◆ Given instruction
Reproduce each line of the material precisely.

○ ○ ○

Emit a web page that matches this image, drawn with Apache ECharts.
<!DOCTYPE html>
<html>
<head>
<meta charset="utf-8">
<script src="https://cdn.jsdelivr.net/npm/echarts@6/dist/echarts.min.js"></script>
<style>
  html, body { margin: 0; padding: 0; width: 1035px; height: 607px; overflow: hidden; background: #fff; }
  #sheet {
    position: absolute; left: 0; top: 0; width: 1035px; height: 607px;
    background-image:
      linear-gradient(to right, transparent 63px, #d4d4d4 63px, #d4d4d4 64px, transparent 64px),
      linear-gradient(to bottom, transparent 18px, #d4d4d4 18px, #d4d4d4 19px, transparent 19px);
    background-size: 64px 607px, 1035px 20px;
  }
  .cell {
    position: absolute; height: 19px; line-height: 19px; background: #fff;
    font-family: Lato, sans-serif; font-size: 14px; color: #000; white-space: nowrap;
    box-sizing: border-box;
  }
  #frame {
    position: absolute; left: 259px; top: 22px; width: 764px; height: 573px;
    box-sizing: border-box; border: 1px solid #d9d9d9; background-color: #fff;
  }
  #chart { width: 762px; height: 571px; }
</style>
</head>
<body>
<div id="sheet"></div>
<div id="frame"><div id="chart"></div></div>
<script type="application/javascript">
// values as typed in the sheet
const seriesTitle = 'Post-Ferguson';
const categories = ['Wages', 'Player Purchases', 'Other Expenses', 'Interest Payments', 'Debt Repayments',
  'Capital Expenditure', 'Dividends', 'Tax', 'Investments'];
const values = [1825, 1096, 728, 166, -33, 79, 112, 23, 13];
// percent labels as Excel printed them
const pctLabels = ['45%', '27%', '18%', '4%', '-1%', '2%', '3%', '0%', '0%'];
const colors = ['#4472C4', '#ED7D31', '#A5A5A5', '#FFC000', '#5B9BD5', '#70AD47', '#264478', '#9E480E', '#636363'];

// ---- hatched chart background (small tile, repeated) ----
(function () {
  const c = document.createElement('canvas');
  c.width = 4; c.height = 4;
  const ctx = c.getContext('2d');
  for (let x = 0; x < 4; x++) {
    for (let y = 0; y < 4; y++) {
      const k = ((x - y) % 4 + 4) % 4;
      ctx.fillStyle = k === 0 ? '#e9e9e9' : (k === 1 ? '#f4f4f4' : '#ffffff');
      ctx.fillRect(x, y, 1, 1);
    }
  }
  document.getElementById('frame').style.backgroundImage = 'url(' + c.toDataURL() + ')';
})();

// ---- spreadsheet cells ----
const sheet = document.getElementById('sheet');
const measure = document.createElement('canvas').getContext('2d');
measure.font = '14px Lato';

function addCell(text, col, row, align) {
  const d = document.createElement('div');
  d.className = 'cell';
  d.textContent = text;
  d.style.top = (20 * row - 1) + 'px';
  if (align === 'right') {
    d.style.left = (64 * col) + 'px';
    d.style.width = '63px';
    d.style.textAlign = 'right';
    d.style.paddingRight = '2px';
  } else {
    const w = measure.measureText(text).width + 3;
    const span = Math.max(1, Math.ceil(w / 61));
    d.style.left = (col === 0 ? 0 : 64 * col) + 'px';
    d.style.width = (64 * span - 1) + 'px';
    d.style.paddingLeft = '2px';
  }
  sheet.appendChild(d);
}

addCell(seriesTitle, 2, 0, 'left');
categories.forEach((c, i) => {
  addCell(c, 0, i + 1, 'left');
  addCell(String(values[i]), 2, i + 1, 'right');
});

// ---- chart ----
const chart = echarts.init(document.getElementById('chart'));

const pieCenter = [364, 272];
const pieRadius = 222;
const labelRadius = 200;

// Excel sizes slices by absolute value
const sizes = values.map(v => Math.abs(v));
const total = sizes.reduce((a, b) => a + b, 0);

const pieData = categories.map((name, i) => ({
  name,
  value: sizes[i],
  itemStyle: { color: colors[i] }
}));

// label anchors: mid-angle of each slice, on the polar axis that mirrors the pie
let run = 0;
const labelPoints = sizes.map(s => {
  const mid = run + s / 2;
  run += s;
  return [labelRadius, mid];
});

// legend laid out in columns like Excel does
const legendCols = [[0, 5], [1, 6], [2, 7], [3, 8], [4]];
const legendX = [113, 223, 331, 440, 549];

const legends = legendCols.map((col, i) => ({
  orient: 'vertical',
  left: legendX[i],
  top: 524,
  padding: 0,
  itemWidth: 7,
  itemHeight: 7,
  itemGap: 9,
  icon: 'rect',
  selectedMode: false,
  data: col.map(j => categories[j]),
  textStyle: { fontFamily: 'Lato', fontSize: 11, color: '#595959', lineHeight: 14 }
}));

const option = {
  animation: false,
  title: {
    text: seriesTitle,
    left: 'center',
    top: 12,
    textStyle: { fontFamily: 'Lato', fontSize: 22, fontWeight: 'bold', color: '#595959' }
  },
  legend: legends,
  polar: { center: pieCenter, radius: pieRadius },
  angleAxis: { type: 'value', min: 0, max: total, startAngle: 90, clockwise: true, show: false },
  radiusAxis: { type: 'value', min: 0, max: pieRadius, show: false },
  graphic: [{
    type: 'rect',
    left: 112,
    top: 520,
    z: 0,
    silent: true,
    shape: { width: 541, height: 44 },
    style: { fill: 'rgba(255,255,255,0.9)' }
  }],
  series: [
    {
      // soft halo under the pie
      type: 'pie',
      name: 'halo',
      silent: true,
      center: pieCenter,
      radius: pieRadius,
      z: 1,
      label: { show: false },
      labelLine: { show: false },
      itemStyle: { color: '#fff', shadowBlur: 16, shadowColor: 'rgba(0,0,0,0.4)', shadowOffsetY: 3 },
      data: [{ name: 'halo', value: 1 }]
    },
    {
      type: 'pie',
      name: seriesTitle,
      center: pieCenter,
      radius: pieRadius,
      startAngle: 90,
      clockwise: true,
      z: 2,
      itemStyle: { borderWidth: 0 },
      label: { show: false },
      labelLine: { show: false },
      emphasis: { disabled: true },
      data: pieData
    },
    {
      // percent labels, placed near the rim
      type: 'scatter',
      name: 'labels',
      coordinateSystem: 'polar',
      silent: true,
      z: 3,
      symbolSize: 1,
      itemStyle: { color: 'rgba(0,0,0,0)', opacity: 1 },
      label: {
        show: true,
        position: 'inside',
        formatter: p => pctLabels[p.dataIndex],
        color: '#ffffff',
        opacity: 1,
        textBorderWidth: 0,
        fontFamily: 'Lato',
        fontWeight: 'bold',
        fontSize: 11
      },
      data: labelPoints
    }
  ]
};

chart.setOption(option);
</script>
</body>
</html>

○ ○ ○

◆ Solution for this exercise
Emit a web page that matches this image, drawn with Apache ECharts.
<!DOCTYPE html>
<html>
<head>
<meta charset="utf-8">
<script src="https://cdn.jsdelivr.net/npm/echarts@6/dist/echarts.min.js"></script>
<style>
  html, body { margin: 0; padding: 0; width: 1035px; height: 607px; overflow: hidden; background: #fff; }
  #sheet {
    position: absolute; left: 0; top: 0; width: 1035px; height: 607px;
    background-image:
      linear-gradient(to right, transparent 63px, #d4d4d4 63px, #d4d4d4 64px, transparent 64px),
      linear-gradient(to bottom, transparent 18px, #d4d4d4 18px, #d4d4d4 19px, transparent 19px);
    background-size: 64px 607px, 1035px 20px;
  }
  .cell {
    position: absolute; height: 19px; line-height: 19px; background: #fff;
    font-family: Lato, sans-serif; font-size: 14px; color: #000; white-space: nowrap;
    box-sizing: border-box;
  }
  #frame {
    position: absolute; left: 259px; top: 22px; width: 764px; height: 573px;
    box-sizing: border-box; border: 1px solid #d9d9d9; background-color: #fff;
  }
  #chart { width: 762px; height: 571px; }
</style>
</head>
<body>
<div id="sheet"></div>
<div id="frame"><div id="chart"></div></div>
<script type="application/javascript">
// values as typed in the sheet
const seriesTitle = 'Post-Ferguson';
const categories = ['Wages', 'Player Purchases', 'Other Expenses', 'Interest Payments', 'Debt Repayments',
  'Capital Expenditure', 'Dividends', 'Tax', 'Investments'];
const values = [1825, 1096, 728, 166, -33, 79, 112, 23, 13];
// percent labels as Excel printed them
const pctLabels = ['45%', '27%', '18%', '4%', '-1%', '2%', '3%', '0%', '0%'];
const colors = ['#4472C4', '#ED7D31', '#A5A5A5', '#FFC000', '#5B9BD5', '#70AD47', '#264478', '#9E480E', '#636363'];

// ---- hatched chart background (small tile, repeated) ----
(function () {
  const c = document.createElement('canvas');
  c.width = 4; c.height = 4;
  const ctx = c.getContext('2d');
  for (let x = 0; x < 4; x++) {
    for (let y = 0; y < 4; y++) {
      const k = ((x - y) % 4 + 4) % 4;
      ctx.fillStyle = k === 0 ? '#e9e9e9' : (k === 1 ? '#f4f4f4' : '#ffffff');
      ctx.fillRect(x, y, 1, 1);
    }
  }
  document.getElementById('frame').style.backgroundImage = 'url(' + c.toDataURL() + ')';
})();

// ---- spreadsheet cells ----
const sheet = document.getElementById('sheet');
const measure = document.createElement('canvas').getContext('2d');
measure.font = '14px Lato';

function addCell(text, col, row, align) {
  const d = document.createElement('div');
  d.className = 'cell';
  d.textContent = text;
  d.style.top = (20 * row - 1) + 'px';
  if (align === 'right') {
    d.style.left = (64 * col) + 'px';
    d.style.width = '63px';
    d.style.textAlign = 'right';
    d.style.paddingRight = '2px';
  } else {
    const w = measure.measureText(text).width + 3;
    const span = Math.max(1, Math.ceil(w / 61));
    d.style.left = (col === 0 ? 0 : 64 * col) + 'px';
    d.style.width = (64 * span - 1) + 'px';
    d.style.paddingLeft = '2px';
  }
  sheet.appendChild(d);
}

addCell(seriesTitle, 2, 0, 'left');
categories.forEach((c, i) => {
  addCell(c, 0, i + 1, 'left');
  addCell(String(values[i]), 2, i + 1, 'right');
});

// ---- chart ----
const chart = echarts.init(document.getElementById('chart'));

const pieCenter = [364, 272];
const pieRadius = 222;
const labelRadius = 200;

// Excel sizes slices by absolute value
const sizes = values.map(v => Math.abs(v));
const total = sizes.reduce((a, b) => a + b, 0);

const pieData = categories.map((name, i) => ({
  name,
  value: sizes[i],
  itemStyle: { color: colors[i] }
}));

// label anchors: mid-angle of each slice, on the polar axis that mirrors the pie
let run = 0;
const labelPoints = sizes.map(s => {
  const mid = run + s / 2;
  run += s;
  return [labelRadius, mid];
});

// legend laid out in columns like Excel does
const legendCols = [[0, 5], [1, 6], [2, 7], [3, 8], [4]];
const legendX = [113, 223, 331, 440, 549];

const legends = legendCols.map((col, i) => ({
  orient: 'vertical',
  left: legendX[i],
  top: 524,
  padding: 0,
  itemWidth: 7,
  itemHeight: 7,
  itemGap: 9,
  icon: 'rect',
  selectedMode: false,
  data: col.map(j => categories[j]),
  textStyle: { fontFamily: 'Lato', fontSize: 11, color: '#595959', lineHeight: 14 }
}));

const option = {
  animation: false,
  title: {
    text: seriesTitle,
    left: 'center',
    top: 12,
    textStyle: { fontFamily: 'Lato', fontSize: 22, fontWeight: 'bold', color: '#595959' }
  },
  legend: legends,
  polar: { center: pieCenter, radius: pieRadius },
  angleAxis: { type: 'value', min: 0, max: total, startAngle: 90, clockwise: true, show: false },
  radiusAxis: { type: 'value', min: 0, max: pieRadius, show: false },
  graphic: [{
    type: 'rect',
    left: 112,
    top: 520,
    z: 0,
    silent: true,
    shape: { width: 541, height: 44 },
    style: { fill: 'rgba(255,255,255,0.9)' }
  }],
  series: [
    {
      // soft halo under the pie
      type: 'pie',
      name: 'halo',
      silent: true,
      center: pieCenter,
      radius: pieRadius,
      z: 1,
      label: { show: false },
      labelLine: { show: false },
      itemStyle: { color: '#fff', shadowBlur: 16, shadowColor: 'rgba(0,0,0,0.4)', shadowOffsetY: 3 },
      data: [{ name: 'halo', value: 1 }]
    },
    {
      type: 'pie',
      name: seriesTitle,
      center: pieCenter,
      radius: pieRadius,
      startAngle: 90,
      clockwise: true,
      z: 2,
      itemStyle: { borderWidth: 0 },
      label: { show: false },
      labelLine: { show: false },
      emphasis: { disabled: true },
      data: pieData
    },
    {
      // percent labels, placed near the rim
      type: 'scatter',
      name: 'labels',
      coordinateSystem: 'polar',
      silent: true,
      z: 3,
      symbolSize: 1,
      itemStyle: { color: 'rgba(0,0,0,0)', opacity: 1 },
      label: {
        show: true,
        position: 'inside',
        formatter: p => pctLabels[p.dataIndex],
        color: '#ffffff',
        opacity: 1,
        textBorderWidth: 0,
        fontFamily: 'Lato',
        fontWeight: 'bold',
        fontSize: 11
      },
      data: labelPoints
    }
  ]
};

chart.setOption(option);
</script>
</body>
</html>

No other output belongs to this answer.